7 Verder zei ik tegen de koning: “Als de koning het goedvindt, laat men mij dan brieven meegeven voor de landvoogden aan de overzijde van de rivier de Eufraat, opdat zij mij doorgang verlenen totdat ik in Juda aangekomen ben, 8 en ook een brief aan Asaf, de bewaker van de paradijselijke hoftuin van de koning, opdat hij mij hout zal geven om zolderbalken te maken voor de poorten van de burcht die tegen het Huis aanstaat, en voor de stadsmuur en voor het huis waarin ik mijn intrek zal nemen.” En de koning gaf ze mij, want de goede hand van mijn GOD was over mij.    9 Toen kwam ik bij de landvoogden aan de overzijde van de rivier de Eufraat en ik gaf hun de brieven van de koning. De koning had oversten van het leger en ruiters met mij meegestuurd.

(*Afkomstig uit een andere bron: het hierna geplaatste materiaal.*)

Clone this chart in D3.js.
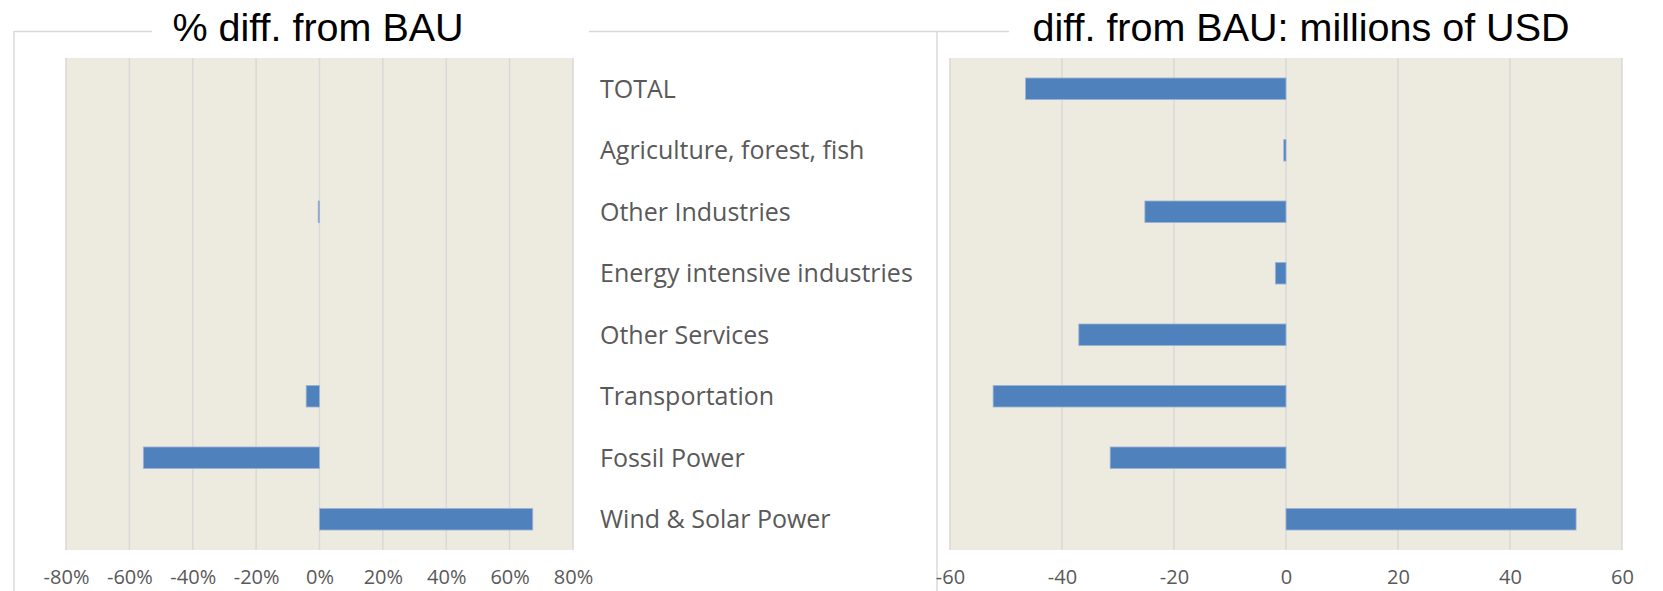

10 Toen Sanballat, de Horoniet, en Tobia, de Ammonitische dienaar, het hoorden, was het wat hen betreft, een bijzonder kwalijke zaak dat er een mens gekomen was om het goede te zoeken voor de zonen van Israël.   
 
Nehemia begint zijn werk in Jeruzalem
11 Ik kwam in Jeruzalem aan en was daar drie dagen. 12 Toen stond ik ’s nachts op, samen met enkele mannen die bij mij waren, maar ik vertelde geen mens wat mijn GOD mij in het hart gegeven had om voor Jeruzalem te doen, en er was geen dier bij mij dan alleen het dier waarop ik reed.    13 ’s Nachts ging ik de Dalpoort uit langs de Drakenbron en vandaar ging ik naar de Mestpoort. Ik onderzocht de muren van Jeruzalem die opengebroken waren, en waarvan de poorten door vuur verteerd waren.    14 Ik ging verder naar de Bronpoort en naar de Koningsvijver, maar er was geen ruimte voor het dier waarop ik zat om verder te gaan.    15 Toen klom ik ’s nachts door de beek omhoog en onderzocht de muur. Toen ging ik terug en ging weer door de Dalpoort naar binnen, ja zo ging ik terug.
16 De bestuurders wisten niet waar ik heengegaan was en wat ik aan het doen was, want tot dan toe had ik niets verteld aan de Joden, de priesters, de edelen, de bestuurders en aan de overigen die meewerkten.    17 Toen zei ik tegen hen: “Jullie zien de ellende waarin wij verkeren, dat Jeruzalem verwoest is en haar poorten met vuur zijn verbrand. Kom, laten wij de muur van Jeruzalem herbouwen, zodat wij niet langer een voorwerp van bespotting zullen zijn.”    18 Ik vertelde hun dat de hand van mijn GOD goed over mij was geweest, en ook deelde ik hun de woorden van de koning mee die hij tot mij gesproken had. Toen zeiden zij: “Wij zullen ons klaar maken en gaan bouwen.” Zij zetten zich krachtig in voor deze goede zaak.   
19 Toen Sanballat, de Horoniet, en Tobia, de Ammonitische dienaar, en Gesem, de Arabier, dit hoorden, bespotten zij ons en zij verachtten ons. Zij zeiden: “Wat zijn jullie daar aan het doen? Willen jullie tegen de koning in opstand komen?” 20 Ik antwoordde hun en zei tegen hen: “De GOD van de hemelen zal ons doen slagen en wij, zijn dienaren, zullen aan de slag gaan met bouwen, maar jullie hebben geen deel of recht in Jeruzalem, jullie hebben daar niets waar jullie aanspraak op kunnen maken.”